# Fursuit hair advice



## SnowYuki (Jan 1, 2015)

I'm in the process of ordering supplies for my first serious suit(as in something not randomly put together), I have almost everything but the hair stumps me.

Heres the character 
http://www.furaffinity.net/view/15216878/
http://www.furaffinity.net/view/15292304/ sorry don't have a proper ref

I personally hate the way most fur hair looks and would prefer to use a wig or hair extensions, but if you know a nice tutorial that would change my mind its highly appreciated.

Anyway what do you think would look best for her hair, fur fabric, a couple wigs, yarn, anything else you can think of.

Tutorials are highly appreciated of any method and how to get that spiky look as thats kinda stumped me aswell.


----------



## sniperfreak223 (Jan 1, 2015)

I used kanekalon for the hair and beard on my fursuit. On my original, I made wefts, melted the ends then sewed them directly into the foam, but after some experimenting I found a simpler way: fur the head, brush up a parted row, make a weft twice the length you want your hair,  fold over and twist it slightly, flatten it out and hot glue it directly to the backing of the fur.

http://www.doctoredlocks.com/kanekalon-jumbo-braid.html <-this is the hair I use

https://m.youtube.com/watch?v=5I6WDBZxM6c <- and a tutorial showing the technique I use now.


----------



## SnowYuki (Jan 1, 2015)

I'm debating whether to use the wefts or not. They seem to be a 50/50 on looks and much cheaper than wigs. 
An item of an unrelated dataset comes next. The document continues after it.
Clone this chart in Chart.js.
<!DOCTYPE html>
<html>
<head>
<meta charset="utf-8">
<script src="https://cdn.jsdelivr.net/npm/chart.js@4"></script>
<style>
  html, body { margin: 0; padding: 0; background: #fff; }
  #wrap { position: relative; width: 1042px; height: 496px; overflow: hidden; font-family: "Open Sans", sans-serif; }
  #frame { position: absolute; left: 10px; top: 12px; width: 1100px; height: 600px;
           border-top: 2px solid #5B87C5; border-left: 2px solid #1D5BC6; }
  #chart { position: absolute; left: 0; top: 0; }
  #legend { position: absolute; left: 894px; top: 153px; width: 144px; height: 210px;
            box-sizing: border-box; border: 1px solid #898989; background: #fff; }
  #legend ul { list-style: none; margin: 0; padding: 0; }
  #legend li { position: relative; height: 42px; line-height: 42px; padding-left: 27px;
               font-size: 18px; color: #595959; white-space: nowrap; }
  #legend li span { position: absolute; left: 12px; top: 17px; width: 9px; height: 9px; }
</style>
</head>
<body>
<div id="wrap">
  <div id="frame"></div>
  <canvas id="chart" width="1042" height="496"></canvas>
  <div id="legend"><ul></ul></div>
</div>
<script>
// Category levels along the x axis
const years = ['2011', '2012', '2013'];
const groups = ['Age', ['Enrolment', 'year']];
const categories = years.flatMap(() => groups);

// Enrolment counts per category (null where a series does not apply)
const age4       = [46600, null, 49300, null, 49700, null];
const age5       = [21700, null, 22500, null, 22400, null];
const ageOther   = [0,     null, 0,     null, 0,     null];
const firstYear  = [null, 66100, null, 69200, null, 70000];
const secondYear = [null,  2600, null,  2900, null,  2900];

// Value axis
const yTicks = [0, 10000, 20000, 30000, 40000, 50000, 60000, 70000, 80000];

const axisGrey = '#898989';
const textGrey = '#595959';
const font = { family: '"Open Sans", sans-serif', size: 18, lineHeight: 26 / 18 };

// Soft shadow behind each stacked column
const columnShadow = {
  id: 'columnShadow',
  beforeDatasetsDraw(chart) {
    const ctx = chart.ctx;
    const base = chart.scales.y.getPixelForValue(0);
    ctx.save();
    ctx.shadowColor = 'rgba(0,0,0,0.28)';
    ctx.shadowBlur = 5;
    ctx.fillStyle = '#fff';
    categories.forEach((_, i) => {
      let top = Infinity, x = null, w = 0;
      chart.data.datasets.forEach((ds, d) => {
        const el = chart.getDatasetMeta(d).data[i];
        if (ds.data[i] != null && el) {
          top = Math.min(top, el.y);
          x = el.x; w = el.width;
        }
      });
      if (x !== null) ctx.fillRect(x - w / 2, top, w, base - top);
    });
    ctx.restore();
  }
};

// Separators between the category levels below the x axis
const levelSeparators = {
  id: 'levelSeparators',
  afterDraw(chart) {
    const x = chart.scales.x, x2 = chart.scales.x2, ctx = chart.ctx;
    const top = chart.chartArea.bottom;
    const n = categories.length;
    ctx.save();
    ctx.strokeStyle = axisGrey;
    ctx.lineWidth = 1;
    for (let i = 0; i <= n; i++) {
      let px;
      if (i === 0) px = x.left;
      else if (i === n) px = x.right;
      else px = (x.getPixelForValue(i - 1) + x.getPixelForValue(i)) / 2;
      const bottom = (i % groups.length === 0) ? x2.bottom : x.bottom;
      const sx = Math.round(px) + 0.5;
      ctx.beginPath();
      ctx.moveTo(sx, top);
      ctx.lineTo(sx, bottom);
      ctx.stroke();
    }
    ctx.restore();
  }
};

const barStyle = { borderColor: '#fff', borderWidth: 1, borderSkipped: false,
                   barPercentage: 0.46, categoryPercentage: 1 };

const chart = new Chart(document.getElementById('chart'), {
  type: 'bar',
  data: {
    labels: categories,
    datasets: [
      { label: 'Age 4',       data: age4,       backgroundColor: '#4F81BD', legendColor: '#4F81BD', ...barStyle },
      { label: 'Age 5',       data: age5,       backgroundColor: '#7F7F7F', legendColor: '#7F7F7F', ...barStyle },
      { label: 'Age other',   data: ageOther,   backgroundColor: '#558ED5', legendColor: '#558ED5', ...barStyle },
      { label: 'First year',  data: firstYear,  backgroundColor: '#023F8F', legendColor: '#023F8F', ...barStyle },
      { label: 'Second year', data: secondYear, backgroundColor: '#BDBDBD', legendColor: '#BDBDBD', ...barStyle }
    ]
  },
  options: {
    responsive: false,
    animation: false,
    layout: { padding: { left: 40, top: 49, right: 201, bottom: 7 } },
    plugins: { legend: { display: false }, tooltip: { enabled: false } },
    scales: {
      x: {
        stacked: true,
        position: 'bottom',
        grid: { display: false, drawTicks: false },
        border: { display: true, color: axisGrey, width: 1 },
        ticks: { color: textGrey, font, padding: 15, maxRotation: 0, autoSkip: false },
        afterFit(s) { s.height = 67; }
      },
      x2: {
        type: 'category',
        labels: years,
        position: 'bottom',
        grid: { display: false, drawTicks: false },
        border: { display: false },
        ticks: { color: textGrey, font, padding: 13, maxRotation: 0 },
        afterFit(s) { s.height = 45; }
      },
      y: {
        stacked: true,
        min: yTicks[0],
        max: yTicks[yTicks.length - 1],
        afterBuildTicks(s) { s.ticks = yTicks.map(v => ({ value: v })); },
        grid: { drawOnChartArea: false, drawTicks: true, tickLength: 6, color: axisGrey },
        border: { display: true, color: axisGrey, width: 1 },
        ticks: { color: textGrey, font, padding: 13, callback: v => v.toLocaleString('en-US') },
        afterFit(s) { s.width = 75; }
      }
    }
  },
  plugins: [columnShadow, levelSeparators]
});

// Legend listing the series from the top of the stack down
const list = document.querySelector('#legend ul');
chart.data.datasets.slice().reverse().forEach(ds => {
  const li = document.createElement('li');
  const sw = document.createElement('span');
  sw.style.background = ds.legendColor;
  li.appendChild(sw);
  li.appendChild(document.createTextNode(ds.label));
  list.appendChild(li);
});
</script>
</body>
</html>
Thank you for the response^^

Know how to get that sorta anime spikyness?


----------



## sniperfreak223 (Jan 1, 2015)

Kanekalon can be styled pretty much like natural hair, as long as you avoid excessive heat like flat or curling irons, so a light/thin hair gel or hairspray should work alright to get the spikiness, just be sure to shield the fur before applying it...some furs don't like product so much.


----------